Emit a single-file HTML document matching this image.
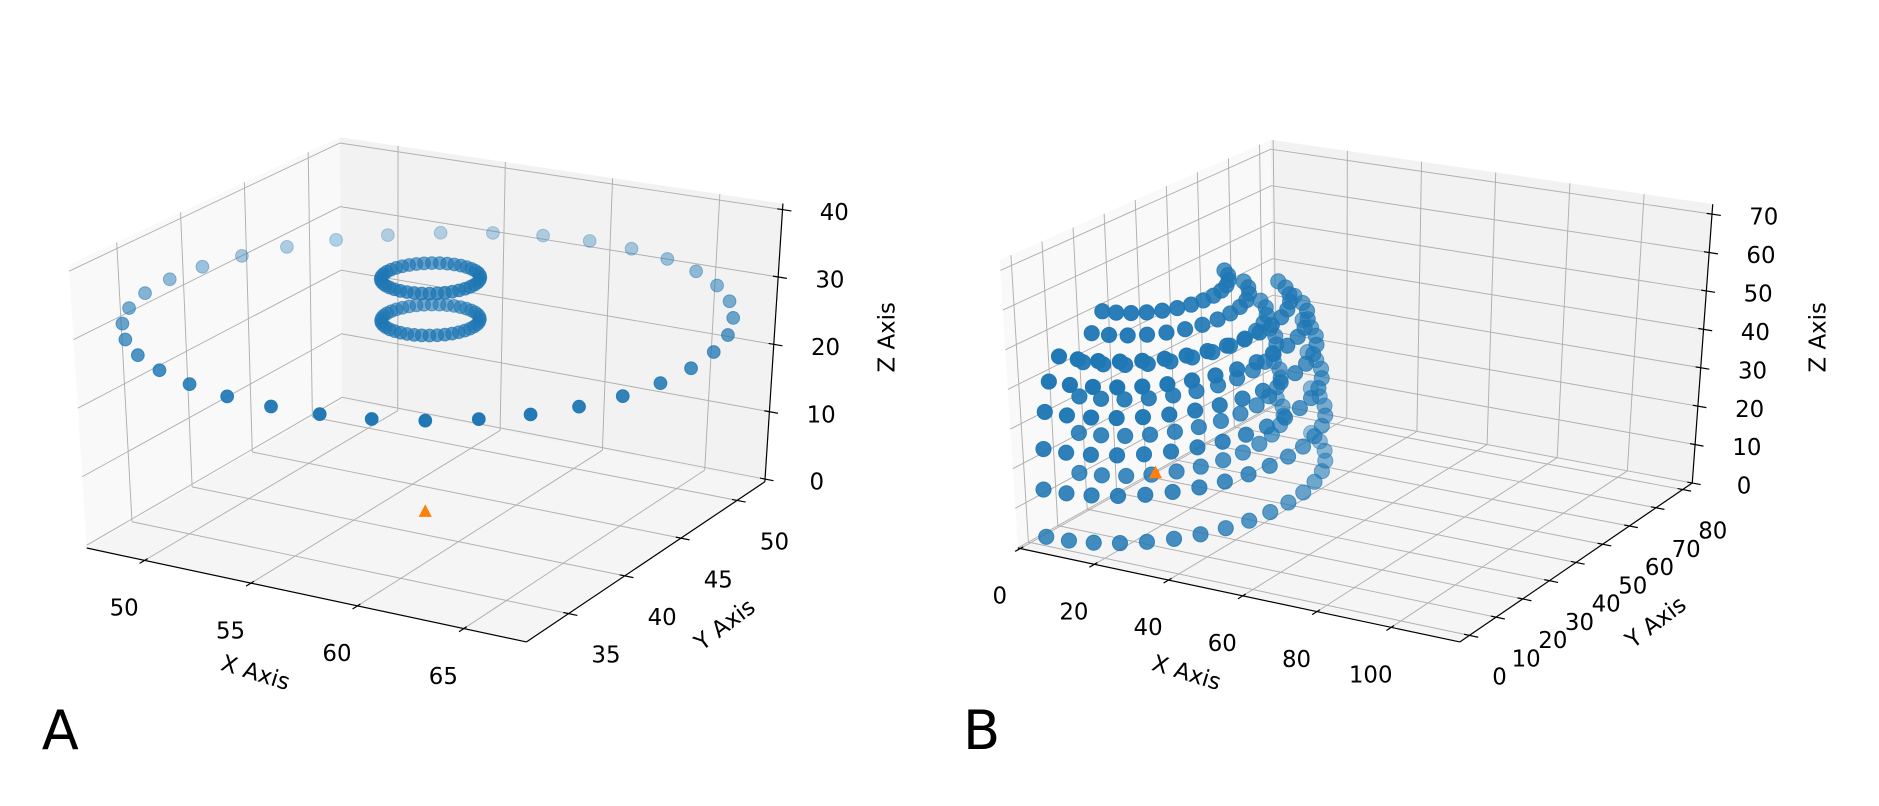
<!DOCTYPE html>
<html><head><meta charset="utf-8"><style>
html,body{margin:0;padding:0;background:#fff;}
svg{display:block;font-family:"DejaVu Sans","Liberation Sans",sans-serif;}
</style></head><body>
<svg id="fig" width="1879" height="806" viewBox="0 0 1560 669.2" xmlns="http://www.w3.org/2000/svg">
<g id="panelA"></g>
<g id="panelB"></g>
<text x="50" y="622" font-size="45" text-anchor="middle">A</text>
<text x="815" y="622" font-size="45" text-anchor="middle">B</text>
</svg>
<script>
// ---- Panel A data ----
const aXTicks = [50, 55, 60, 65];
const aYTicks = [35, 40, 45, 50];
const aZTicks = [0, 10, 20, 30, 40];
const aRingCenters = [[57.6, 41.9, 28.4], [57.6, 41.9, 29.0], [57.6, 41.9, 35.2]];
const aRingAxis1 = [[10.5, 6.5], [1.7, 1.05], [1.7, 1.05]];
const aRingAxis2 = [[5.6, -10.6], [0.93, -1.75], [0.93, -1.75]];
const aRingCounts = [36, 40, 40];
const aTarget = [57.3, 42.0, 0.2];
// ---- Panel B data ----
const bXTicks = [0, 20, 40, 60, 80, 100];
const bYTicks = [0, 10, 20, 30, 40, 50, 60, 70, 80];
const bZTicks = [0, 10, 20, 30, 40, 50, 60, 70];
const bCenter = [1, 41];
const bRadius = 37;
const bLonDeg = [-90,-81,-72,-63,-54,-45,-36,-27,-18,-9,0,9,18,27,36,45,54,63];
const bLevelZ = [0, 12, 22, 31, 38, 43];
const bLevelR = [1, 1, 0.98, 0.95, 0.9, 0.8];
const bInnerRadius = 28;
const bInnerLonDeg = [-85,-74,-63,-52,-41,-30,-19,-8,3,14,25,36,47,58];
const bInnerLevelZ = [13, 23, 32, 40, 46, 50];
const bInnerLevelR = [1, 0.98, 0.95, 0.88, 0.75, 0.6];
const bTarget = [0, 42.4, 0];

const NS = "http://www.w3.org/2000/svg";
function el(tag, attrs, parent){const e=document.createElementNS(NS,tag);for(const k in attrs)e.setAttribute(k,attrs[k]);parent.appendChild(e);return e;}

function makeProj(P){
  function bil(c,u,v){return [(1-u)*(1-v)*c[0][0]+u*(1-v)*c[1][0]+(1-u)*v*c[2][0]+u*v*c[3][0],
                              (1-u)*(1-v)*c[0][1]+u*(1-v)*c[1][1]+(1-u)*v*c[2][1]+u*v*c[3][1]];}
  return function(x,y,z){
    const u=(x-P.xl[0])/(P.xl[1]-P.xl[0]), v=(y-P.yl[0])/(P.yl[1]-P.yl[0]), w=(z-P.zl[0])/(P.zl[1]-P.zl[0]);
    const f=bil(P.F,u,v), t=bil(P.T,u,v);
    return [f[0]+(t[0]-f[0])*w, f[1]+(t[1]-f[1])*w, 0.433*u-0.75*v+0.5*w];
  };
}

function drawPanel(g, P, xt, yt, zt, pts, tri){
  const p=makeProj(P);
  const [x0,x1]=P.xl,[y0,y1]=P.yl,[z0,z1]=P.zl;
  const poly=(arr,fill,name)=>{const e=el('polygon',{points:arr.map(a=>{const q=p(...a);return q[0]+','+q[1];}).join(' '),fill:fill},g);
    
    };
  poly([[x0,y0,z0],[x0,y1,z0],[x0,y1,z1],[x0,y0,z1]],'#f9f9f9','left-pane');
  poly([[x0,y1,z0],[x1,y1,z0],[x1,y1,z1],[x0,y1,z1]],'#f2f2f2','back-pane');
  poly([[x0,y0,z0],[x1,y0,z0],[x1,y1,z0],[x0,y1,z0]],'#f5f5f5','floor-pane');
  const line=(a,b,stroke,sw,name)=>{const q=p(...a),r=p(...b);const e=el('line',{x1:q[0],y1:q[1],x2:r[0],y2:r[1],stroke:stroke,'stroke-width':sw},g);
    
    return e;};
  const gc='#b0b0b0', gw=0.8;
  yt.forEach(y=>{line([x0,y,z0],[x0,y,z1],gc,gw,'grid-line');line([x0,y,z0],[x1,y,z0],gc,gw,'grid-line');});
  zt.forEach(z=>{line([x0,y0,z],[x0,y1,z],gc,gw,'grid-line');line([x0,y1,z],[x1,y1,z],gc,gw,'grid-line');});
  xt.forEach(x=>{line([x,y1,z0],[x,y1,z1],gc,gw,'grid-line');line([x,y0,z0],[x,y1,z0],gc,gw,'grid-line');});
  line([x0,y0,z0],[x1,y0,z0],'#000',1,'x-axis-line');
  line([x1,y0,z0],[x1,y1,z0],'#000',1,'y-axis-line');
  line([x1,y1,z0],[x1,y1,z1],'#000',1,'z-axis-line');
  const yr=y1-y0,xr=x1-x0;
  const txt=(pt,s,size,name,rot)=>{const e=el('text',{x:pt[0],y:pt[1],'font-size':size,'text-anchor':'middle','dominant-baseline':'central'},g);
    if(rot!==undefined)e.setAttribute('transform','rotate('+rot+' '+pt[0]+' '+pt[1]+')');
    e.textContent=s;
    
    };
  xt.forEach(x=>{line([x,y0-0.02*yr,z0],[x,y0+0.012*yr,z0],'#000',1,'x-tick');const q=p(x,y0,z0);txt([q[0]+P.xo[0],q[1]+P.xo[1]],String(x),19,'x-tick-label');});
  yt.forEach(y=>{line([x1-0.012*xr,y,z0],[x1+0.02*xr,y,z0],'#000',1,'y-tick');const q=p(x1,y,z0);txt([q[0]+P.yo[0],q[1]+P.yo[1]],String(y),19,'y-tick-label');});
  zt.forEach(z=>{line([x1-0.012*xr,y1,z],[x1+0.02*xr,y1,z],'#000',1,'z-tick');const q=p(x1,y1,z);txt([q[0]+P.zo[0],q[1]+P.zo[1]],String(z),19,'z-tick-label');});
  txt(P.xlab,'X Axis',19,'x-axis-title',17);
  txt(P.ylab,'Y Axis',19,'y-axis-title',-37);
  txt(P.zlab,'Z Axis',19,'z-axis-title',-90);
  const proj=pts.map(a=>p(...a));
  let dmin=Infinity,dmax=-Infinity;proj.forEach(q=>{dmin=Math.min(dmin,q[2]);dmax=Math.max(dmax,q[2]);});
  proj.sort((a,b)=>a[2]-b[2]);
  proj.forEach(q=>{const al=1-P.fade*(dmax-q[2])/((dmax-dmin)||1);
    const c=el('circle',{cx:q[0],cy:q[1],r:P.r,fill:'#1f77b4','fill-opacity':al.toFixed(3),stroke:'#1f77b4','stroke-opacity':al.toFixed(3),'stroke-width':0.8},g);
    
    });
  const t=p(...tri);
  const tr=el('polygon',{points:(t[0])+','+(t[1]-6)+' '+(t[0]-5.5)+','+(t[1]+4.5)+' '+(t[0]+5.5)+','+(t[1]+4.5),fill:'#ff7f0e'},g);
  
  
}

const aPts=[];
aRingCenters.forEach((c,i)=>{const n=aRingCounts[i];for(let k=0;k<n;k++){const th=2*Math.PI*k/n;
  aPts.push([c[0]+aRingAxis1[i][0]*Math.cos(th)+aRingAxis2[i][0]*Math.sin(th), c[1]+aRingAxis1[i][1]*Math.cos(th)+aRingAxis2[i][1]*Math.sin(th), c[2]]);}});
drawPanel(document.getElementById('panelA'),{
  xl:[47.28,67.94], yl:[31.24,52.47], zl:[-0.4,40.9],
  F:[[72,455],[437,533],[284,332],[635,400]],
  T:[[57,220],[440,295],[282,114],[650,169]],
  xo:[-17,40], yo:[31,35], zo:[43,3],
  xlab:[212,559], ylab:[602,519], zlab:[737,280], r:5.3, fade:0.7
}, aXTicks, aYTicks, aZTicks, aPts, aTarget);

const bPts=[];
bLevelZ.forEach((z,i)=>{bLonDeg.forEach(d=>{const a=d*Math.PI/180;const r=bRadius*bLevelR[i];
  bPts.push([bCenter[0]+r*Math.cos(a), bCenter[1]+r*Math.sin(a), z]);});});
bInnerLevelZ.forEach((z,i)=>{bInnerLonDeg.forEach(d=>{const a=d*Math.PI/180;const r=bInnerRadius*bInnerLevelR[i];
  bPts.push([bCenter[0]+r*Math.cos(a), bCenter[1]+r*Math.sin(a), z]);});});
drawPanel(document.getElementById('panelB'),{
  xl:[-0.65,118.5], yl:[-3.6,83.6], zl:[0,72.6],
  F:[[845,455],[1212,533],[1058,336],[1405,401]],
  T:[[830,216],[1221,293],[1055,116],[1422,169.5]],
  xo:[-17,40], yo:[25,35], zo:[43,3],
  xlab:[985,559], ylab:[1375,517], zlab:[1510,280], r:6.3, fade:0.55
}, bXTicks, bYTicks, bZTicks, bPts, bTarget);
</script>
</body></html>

-----

#### [Given instruction]
The word "document" appears in how many lines of the data? Answer with only the number.

#### [Written response]
4